People tend to think of acting as inauthenticity: the performer is a character who pretends to be someone else. However, I perform myself. In my writings, which serve as scripts, I speak as myself and about myself and my friends, family, lovers, and experiences, and I speak with an introspective honesty. I read my own language, because it indicates that I am not performing a character through memorized words or through somebody else’s words.
A friend confirmed that my acting expresses authenticity. He connected my acting with a statement made by the actor and director Andre Gregory. In an email my friend wrote:
The actor/director/teacher . . . Andre Gregory of My Dinner with Andre fame . . . said . . . that 100 years ago most people were characters, enjoyed being themselves. The job of the actor then was to be able to portray vastly different characters; today most people are pretending to be someone other than who they are, so the job of the actor is to be nobody-but-herself on stage or film.

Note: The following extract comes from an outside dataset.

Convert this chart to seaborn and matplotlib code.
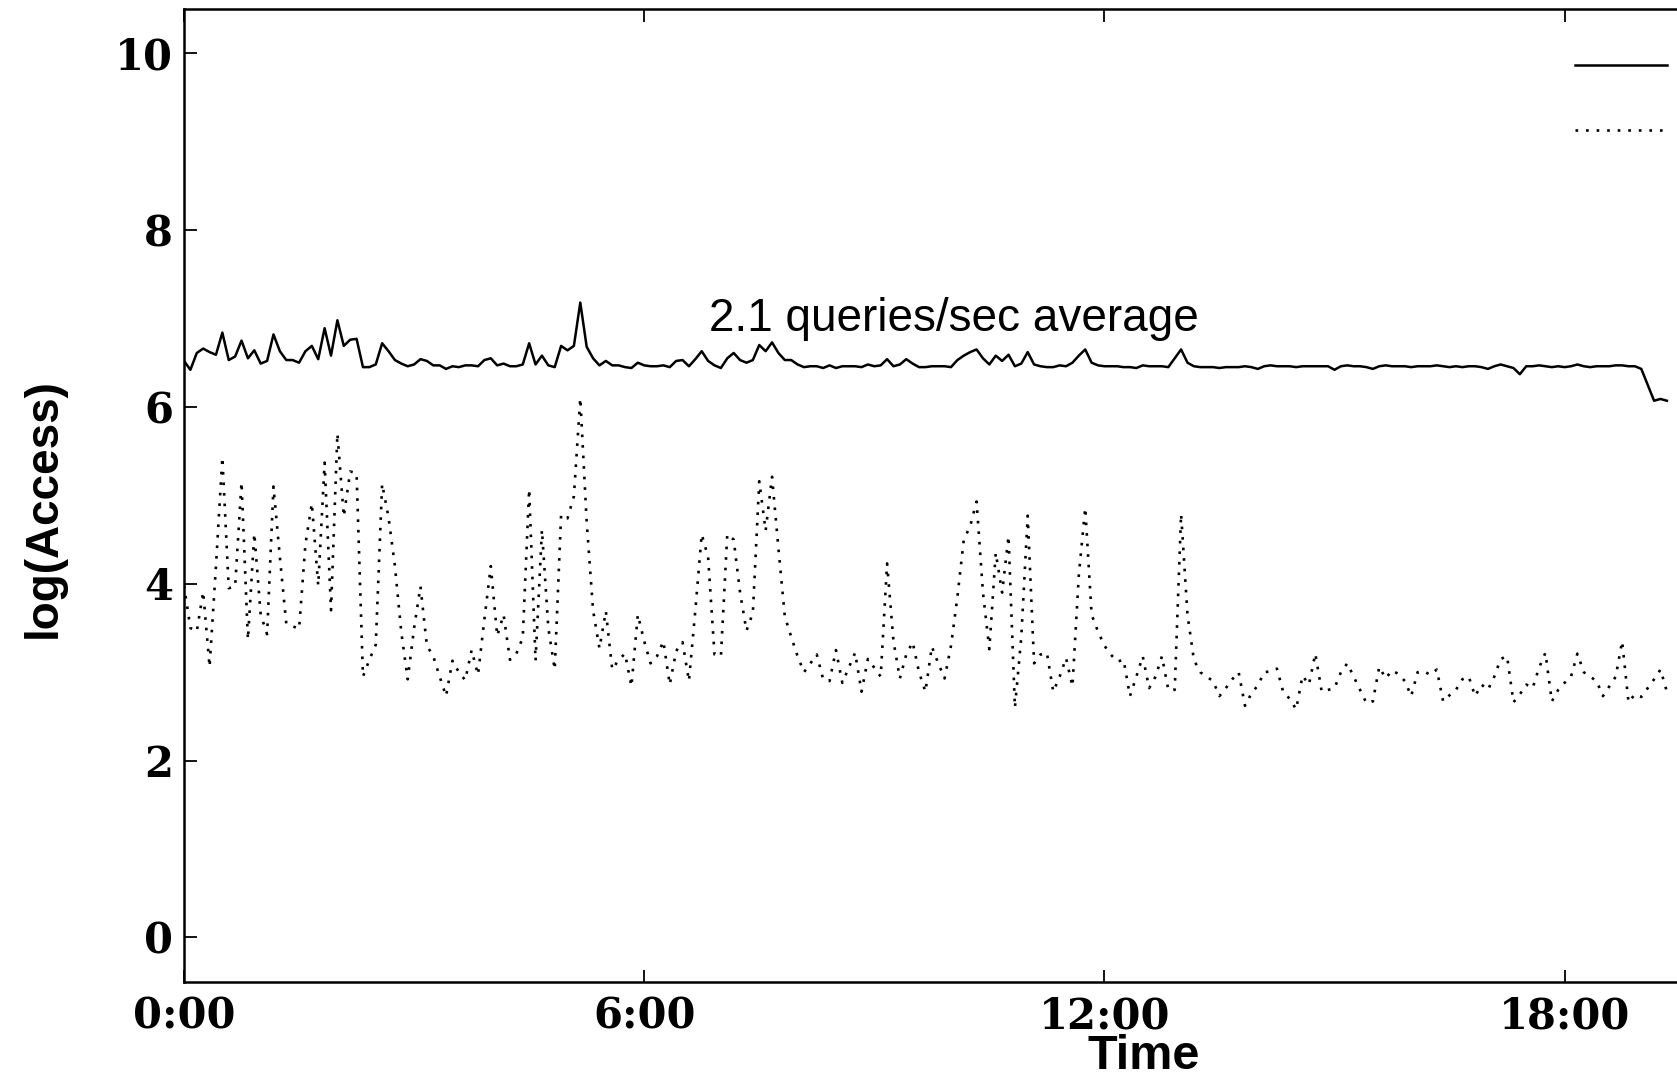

Makeup and hair also communicate my authenticity. Rather than wearing stage makeup, I slightly intensify my everyday look. For example, in performance I’ll color my lids with 2 shades of gold, whereas I usually wear no eye shadow. I generally wear my hair long and loose when I perform, exactly as I do every day. In several performances I’ve pulled my hair back, the way that I wear it when I’m in a yoga or dance class.(It always amazes me when hair stylists, whether my own or one who knows me casually and learns that I’ll be performing soon, wants to do my hair for a performance. But I shouldn’t be surprised, because they don’t know that I like my hair as is, no more dramatic or sexy or special than normal, when I perform.)